Records
---
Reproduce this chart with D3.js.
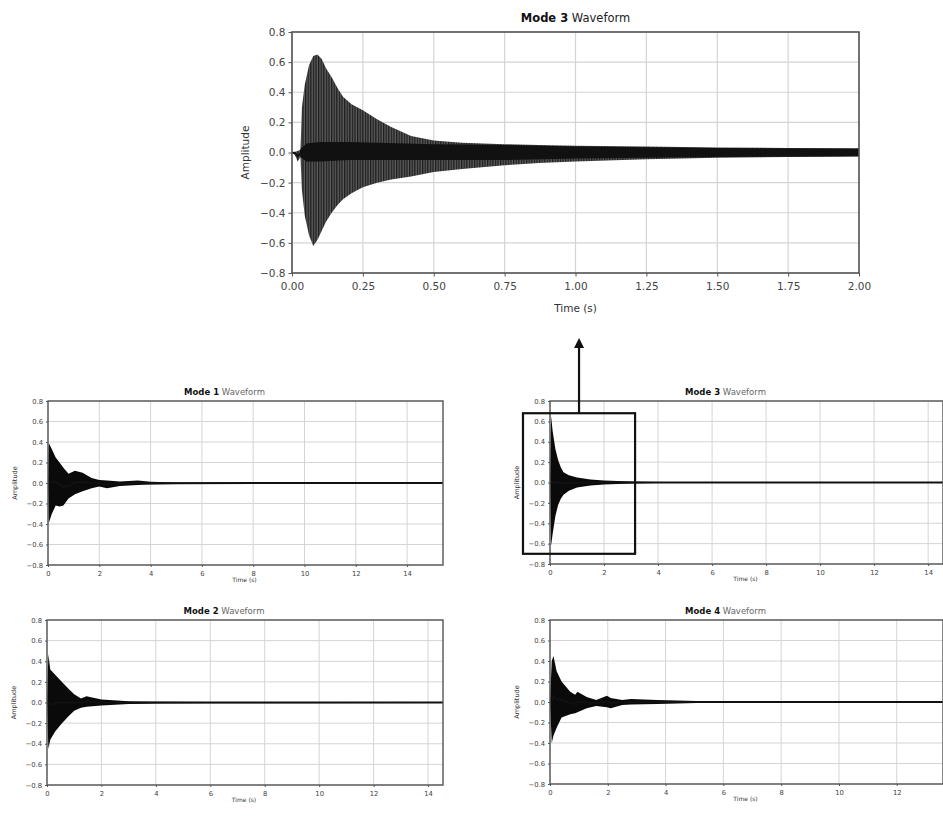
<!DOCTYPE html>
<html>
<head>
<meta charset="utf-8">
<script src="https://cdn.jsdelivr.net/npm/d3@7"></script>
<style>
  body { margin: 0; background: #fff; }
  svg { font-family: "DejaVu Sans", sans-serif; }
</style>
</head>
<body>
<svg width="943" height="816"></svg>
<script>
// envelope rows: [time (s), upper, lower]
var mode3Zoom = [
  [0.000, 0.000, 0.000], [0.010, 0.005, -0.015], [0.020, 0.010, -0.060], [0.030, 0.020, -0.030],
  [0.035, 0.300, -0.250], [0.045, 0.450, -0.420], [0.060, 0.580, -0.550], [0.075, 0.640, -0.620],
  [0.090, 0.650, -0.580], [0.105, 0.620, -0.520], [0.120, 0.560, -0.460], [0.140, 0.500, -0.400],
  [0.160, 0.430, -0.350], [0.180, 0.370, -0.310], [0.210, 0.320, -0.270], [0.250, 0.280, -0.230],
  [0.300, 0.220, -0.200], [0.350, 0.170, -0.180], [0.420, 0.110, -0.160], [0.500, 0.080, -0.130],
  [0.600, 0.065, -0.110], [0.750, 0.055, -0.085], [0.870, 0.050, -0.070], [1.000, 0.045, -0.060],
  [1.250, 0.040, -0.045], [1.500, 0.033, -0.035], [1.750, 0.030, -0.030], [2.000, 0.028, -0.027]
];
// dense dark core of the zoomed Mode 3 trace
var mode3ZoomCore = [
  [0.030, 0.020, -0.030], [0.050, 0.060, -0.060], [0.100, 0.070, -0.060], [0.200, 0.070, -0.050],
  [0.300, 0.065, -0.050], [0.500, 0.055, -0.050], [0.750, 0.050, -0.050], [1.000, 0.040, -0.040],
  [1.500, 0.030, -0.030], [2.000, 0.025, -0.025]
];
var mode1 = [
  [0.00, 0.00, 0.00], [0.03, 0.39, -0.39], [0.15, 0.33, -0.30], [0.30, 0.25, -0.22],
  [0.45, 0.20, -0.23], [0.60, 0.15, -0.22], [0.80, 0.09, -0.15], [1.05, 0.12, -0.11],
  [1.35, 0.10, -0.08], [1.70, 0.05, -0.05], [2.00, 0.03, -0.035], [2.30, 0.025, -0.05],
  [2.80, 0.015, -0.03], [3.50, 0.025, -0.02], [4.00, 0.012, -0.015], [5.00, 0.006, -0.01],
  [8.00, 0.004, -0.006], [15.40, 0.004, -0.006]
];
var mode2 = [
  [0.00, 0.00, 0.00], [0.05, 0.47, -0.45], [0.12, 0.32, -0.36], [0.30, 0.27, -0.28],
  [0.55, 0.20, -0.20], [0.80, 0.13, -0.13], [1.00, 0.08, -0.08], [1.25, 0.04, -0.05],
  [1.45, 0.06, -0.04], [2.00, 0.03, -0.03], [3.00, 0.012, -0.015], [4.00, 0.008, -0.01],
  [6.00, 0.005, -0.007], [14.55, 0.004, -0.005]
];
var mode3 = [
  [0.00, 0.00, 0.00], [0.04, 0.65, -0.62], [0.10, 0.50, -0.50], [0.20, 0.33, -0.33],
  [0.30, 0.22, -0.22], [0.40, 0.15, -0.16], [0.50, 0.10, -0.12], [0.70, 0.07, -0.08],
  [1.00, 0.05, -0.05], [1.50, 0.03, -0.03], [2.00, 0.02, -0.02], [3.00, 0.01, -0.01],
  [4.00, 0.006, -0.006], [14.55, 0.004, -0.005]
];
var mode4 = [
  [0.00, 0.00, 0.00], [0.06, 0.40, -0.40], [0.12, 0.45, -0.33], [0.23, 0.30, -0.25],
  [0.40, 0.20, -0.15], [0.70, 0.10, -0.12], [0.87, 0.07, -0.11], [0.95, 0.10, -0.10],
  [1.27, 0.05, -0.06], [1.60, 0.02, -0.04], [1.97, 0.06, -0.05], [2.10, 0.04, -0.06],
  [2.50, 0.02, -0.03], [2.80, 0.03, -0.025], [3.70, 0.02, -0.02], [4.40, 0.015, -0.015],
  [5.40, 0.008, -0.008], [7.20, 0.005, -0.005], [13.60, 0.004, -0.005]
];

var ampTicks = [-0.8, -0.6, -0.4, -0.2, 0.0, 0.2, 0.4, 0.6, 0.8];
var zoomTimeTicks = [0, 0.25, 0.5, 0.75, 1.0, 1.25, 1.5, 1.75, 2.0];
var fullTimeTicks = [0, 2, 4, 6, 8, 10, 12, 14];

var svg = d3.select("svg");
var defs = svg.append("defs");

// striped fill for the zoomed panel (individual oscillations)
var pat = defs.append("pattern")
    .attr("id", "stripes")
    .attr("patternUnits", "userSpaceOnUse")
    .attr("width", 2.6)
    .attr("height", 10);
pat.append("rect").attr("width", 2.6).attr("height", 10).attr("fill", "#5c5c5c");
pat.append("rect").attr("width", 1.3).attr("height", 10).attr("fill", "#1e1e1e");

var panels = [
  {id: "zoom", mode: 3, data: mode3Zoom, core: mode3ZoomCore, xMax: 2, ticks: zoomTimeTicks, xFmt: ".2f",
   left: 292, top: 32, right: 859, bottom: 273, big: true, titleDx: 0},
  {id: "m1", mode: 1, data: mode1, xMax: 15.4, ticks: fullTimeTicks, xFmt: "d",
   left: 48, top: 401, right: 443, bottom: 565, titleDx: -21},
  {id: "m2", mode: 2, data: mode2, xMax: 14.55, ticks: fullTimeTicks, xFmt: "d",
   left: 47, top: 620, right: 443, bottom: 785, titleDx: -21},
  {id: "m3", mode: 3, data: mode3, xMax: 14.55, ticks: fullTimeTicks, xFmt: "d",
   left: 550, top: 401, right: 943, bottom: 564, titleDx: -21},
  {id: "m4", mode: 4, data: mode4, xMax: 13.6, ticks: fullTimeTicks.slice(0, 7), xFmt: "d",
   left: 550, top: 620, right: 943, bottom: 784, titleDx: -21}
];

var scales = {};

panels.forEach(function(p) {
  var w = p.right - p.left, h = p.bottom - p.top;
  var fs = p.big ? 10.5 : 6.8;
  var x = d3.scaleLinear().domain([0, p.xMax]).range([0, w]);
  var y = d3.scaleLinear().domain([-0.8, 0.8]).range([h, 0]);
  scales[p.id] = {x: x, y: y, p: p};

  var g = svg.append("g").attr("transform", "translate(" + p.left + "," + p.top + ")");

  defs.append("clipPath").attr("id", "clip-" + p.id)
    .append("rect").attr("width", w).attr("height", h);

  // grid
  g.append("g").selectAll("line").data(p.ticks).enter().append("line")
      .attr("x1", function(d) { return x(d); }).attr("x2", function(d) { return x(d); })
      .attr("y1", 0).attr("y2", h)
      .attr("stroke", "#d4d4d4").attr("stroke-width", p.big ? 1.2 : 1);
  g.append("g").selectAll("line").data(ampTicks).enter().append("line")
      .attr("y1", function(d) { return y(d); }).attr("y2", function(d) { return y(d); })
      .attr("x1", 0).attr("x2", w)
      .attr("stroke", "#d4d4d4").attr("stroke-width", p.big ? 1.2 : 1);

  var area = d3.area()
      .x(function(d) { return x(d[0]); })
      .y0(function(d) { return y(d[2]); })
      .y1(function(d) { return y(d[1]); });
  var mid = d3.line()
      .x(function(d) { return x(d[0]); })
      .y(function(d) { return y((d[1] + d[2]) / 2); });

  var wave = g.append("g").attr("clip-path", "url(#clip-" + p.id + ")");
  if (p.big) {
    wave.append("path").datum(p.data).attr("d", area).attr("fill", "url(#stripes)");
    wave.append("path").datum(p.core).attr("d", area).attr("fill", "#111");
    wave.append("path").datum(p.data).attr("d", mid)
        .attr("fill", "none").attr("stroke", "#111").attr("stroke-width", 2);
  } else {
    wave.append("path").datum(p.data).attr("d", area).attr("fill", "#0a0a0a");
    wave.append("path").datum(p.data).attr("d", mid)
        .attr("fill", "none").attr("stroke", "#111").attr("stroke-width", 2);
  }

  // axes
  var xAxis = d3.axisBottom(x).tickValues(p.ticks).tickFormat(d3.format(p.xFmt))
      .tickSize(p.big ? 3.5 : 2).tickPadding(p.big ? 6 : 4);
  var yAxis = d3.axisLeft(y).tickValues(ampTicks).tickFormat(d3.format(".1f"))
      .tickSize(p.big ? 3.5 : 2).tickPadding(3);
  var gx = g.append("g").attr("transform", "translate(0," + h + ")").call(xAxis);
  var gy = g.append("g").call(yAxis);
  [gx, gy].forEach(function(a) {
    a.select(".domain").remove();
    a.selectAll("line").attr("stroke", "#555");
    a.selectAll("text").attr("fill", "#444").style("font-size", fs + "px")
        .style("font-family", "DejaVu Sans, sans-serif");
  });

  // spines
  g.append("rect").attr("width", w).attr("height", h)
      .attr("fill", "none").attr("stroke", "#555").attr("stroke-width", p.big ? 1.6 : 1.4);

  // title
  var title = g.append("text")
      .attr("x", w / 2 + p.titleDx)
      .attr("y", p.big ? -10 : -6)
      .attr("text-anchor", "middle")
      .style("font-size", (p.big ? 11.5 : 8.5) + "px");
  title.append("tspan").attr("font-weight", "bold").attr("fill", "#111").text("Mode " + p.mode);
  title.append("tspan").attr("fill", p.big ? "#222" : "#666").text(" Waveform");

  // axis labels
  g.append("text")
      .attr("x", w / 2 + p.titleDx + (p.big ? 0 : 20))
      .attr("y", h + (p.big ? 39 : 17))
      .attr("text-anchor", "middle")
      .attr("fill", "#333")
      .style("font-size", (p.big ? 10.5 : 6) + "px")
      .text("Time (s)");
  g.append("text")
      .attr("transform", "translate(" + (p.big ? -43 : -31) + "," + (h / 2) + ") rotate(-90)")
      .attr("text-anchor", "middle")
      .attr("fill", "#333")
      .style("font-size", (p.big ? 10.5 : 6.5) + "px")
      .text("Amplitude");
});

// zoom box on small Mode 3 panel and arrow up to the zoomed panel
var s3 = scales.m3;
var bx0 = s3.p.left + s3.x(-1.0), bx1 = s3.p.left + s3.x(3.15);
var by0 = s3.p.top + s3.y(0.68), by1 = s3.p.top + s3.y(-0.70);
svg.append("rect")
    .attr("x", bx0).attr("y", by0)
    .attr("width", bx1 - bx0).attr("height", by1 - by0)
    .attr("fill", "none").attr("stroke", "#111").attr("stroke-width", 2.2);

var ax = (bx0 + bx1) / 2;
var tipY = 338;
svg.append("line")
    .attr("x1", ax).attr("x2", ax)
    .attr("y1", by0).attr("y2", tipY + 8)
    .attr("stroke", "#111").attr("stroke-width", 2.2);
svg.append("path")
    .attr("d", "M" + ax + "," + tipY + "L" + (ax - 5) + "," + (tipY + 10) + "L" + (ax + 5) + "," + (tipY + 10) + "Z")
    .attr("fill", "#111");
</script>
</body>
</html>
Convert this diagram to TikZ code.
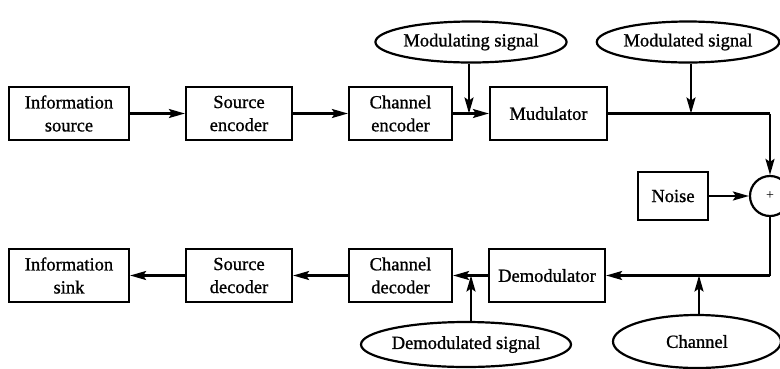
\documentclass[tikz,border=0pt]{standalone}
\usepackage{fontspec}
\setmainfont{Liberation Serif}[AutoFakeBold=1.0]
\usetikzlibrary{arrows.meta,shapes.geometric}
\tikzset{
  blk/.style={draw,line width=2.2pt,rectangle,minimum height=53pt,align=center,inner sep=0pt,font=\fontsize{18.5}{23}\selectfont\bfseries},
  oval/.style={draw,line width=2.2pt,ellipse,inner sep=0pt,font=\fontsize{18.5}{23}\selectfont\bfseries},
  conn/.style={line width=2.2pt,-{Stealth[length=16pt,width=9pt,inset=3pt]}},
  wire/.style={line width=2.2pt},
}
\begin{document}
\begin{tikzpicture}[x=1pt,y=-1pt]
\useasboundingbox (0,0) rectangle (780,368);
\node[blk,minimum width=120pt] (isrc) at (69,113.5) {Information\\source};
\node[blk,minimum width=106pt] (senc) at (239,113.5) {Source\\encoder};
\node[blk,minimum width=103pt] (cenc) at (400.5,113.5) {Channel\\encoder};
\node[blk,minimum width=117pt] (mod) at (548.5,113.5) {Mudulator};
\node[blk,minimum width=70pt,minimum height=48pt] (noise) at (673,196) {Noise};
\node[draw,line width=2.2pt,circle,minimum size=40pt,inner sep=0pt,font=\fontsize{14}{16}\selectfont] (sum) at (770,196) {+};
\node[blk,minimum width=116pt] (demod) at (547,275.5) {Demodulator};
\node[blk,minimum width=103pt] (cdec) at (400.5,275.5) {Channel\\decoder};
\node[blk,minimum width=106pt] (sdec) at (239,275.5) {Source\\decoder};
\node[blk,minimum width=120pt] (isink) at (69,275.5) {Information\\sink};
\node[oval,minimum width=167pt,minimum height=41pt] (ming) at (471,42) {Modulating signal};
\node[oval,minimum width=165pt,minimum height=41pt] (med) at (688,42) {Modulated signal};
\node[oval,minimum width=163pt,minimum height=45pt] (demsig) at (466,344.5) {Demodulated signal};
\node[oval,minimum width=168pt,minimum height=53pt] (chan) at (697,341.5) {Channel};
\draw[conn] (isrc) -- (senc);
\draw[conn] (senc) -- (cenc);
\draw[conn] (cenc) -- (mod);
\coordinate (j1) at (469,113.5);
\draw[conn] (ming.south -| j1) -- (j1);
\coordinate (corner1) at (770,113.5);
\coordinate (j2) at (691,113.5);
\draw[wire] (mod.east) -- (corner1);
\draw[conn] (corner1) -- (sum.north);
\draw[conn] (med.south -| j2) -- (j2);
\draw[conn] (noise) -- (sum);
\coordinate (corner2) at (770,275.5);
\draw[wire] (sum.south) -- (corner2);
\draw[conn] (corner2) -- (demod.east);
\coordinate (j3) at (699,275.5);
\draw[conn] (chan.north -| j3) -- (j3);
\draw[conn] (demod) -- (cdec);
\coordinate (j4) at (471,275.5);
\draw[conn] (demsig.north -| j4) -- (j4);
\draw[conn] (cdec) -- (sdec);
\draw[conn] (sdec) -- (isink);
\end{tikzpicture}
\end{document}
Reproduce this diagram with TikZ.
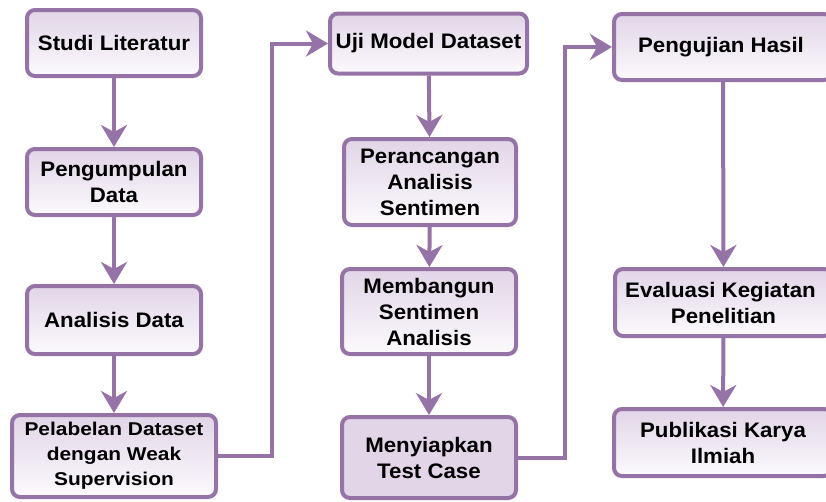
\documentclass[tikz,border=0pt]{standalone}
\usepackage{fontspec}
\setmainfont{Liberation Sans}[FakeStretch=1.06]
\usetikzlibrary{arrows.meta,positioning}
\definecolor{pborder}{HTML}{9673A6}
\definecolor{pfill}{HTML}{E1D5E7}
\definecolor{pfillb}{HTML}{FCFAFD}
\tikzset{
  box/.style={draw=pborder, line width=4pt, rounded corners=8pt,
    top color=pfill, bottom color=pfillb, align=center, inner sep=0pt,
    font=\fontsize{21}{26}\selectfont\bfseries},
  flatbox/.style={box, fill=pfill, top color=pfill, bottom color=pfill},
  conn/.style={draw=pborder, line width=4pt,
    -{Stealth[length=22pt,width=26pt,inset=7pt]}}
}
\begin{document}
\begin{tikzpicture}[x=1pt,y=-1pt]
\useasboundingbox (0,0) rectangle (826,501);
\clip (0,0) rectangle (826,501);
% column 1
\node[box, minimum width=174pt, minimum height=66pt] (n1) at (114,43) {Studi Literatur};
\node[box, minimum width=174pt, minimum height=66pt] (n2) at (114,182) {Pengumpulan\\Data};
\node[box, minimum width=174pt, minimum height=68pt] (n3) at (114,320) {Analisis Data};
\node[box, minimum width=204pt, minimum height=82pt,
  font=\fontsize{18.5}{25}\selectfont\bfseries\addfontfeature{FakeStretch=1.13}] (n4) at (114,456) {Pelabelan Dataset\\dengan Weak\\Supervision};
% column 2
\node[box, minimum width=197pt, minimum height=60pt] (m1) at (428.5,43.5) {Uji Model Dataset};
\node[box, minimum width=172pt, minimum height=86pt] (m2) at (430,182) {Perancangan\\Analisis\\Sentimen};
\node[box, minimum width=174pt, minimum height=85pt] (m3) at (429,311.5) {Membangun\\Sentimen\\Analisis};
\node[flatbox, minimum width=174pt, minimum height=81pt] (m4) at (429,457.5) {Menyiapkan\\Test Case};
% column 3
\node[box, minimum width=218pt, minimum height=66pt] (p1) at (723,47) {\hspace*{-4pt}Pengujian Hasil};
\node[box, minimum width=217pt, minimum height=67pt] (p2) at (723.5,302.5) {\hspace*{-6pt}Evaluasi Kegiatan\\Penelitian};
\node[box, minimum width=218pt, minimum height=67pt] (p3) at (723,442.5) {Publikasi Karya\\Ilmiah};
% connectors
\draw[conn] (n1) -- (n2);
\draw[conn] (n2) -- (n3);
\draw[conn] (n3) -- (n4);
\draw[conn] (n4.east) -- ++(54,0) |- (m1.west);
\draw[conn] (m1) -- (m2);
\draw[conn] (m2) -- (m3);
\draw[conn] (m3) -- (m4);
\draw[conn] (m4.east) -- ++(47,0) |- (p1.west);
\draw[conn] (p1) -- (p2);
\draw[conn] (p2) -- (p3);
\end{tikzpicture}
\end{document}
---
» **Goal of the exercise**
Filter the data for the string "Reproduce" and copy every line that has it.

» **Solution**
Reproduce this chart with D3.js.
Reproduce this diagram with TikZ.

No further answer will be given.